Unfortunately for President Clinton, however, "White House" is not a trademarked name, and so Dan Parisi's porn sites can't be attacked on those grounds.

Part of the problem is in the way Internet domains have traditionally been registered. Network Solutions Inc., whose Web site is at internic.net, has long been the sole registrar of Internet names, and their policy is to issue them on a first-come, first-served basis to anyone willing to pay a registration fee of $70.

Network Solutions does not discriminate when assigning domain names based upon who is making the request. They are so universal in this policy, in fact, that they have even registered a site at internic.com, to a company calling itself Internic Software. A large banner on the site advertises "Domain Names", but a fine-print disclaimer explains that Internic Software is only a "domain name broker" — not a registrar — and is not affiliated in any way with Network Solutions.

Forcing regulation of Network Solutions's registration policy isn't the answer, either.
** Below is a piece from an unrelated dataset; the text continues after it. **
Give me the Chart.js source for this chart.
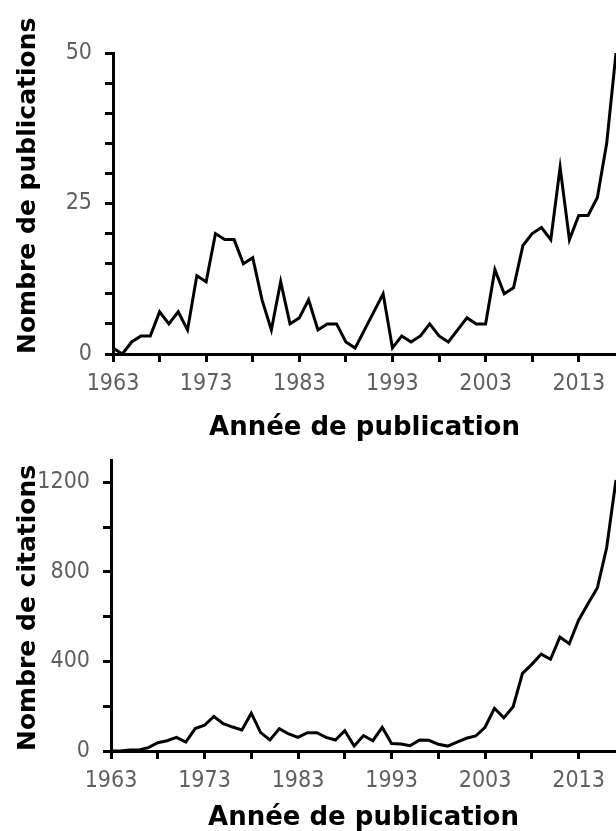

To complicate matters, Network Solutions has recently completed negotiations with the U.S. government to give up their monopoly on domain name registration, making the transition to a shared system complete by June, 1999. It remains to be seen what policies will be implemented by the new registrar organizations that will enter the market at that time.

What we're left with is one of the thornier problems facing the 'Net community today: How to preserve brand recognition and business identity in a world where the Internet has leveled the marketing playing field between mega-corporations and individuals alike. We may find that the more computer networks bring us together, the greater the need to find new and specialized ways of setting ourselves apart.